- Problem: Return all of the data exactly as written, without the pictures.
━━━━━━
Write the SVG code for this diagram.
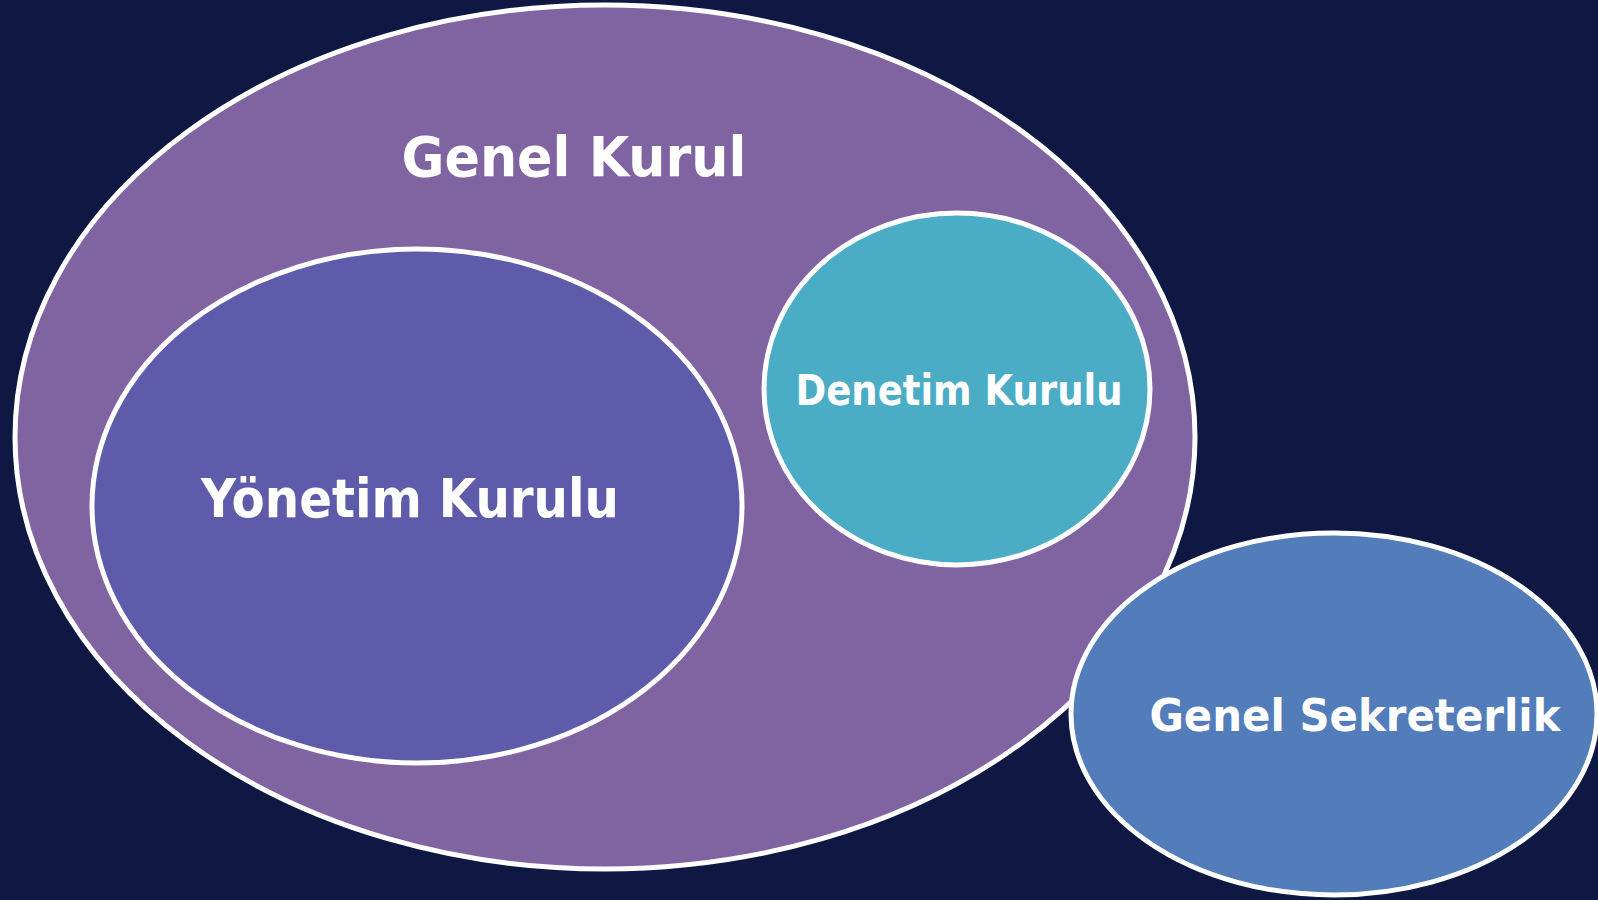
<svg xmlns="http://www.w3.org/2000/svg" width="1598" height="900" viewBox="0 0 1598 900">
<style>
.node{stroke:#ffffff;stroke-width:5}
.lbl{font-family:"DejaVu Sans","Liberation Sans",sans-serif;font-weight:bold;fill:#ffffff;text-anchor:middle}
</style>
<rect x="0" y="0" width="1598" height="900" fill="#0E1843"/>
<g id="genel-kurul">
<ellipse class="node" cx="605" cy="437" rx="590" ry="432" fill="#8064A2"/>
<text class="lbl" x="574" y="176" font-size="55" textLength="345" lengthAdjust="spacingAndGlyphs">Genel Kurul</text>
</g>
<g id="yonetim-kurulu">
<ellipse class="node" cx="417" cy="506" rx="325" ry="257" fill="#5F5BAB"/>
<text class="lbl" x="410" y="517" font-size="53" textLength="418" lengthAdjust="spacingAndGlyphs">Yönetim Kurulu</text>
</g>
<g id="denetim-kurulu">
<ellipse class="node" cx="957" cy="389" rx="193" ry="176" fill="#4BACC6"/>
<text class="lbl" x="959" y="405" font-size="43" textLength="327" lengthAdjust="spacingAndGlyphs">Denetim Kurulu</text>
</g>
<g id="genel-sekreterlik">
<ellipse class="node" cx="1334" cy="714" rx="263" ry="181" fill="#537CBB"/>
<text class="lbl" x="1355" y="731" font-size="45" textLength="411" lengthAdjust="spacingAndGlyphs">Genel Sekreterlik</text>
</g>
<g id="connectors"></g>
</svg>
━━━━━━
- Response to this task:
Write the SVG code for this diagram.
<svg xmlns="http://www.w3.org/2000/svg" width="1598" height="900" viewBox="0 0 1598 900">
<style>
.node{stroke:#ffffff;stroke-width:5}
.lbl{font-family:"DejaVu Sans","Liberation Sans",sans-serif;font-weight:bold;fill:#ffffff;text-anchor:middle}
</style>
<rect x="0" y="0" width="1598" height="900" fill="#0E1843"/>
<g id="genel-kurul">
<ellipse class="node" cx="605" cy="437" rx="590" ry="432" fill="#8064A2"/>
<text class="lbl" x="574" y="176" font-size="55" textLength="345" lengthAdjust="spacingAndGlyphs">Genel Kurul</text>
</g>
<g id="yonetim-kurulu">
<ellipse class="node" cx="417" cy="506" rx="325" ry="257" fill="#5F5BAB"/>
<text class="lbl" x="410" y="517" font-size="53" textLength="418" lengthAdjust="spacingAndGlyphs">Yönetim Kurulu</text>
</g>
<g id="denetim-kurulu">
<ellipse class="node" cx="957" cy="389" rx="193" ry="176" fill="#4BACC6"/>
<text class="lbl" x="959" y="405" font-size="43" textLength="327" lengthAdjust="spacingAndGlyphs">Denetim Kurulu</text>
</g>
<g id="genel-sekreterlik">
<ellipse class="node" cx="1334" cy="714" rx="263" ry="181" fill="#537CBB"/>
<text class="lbl" x="1355" y="731" font-size="45" textLength="411" lengthAdjust="spacingAndGlyphs">Genel Sekreterlik</text>
</g>
<g id="connectors"></g>
</svg>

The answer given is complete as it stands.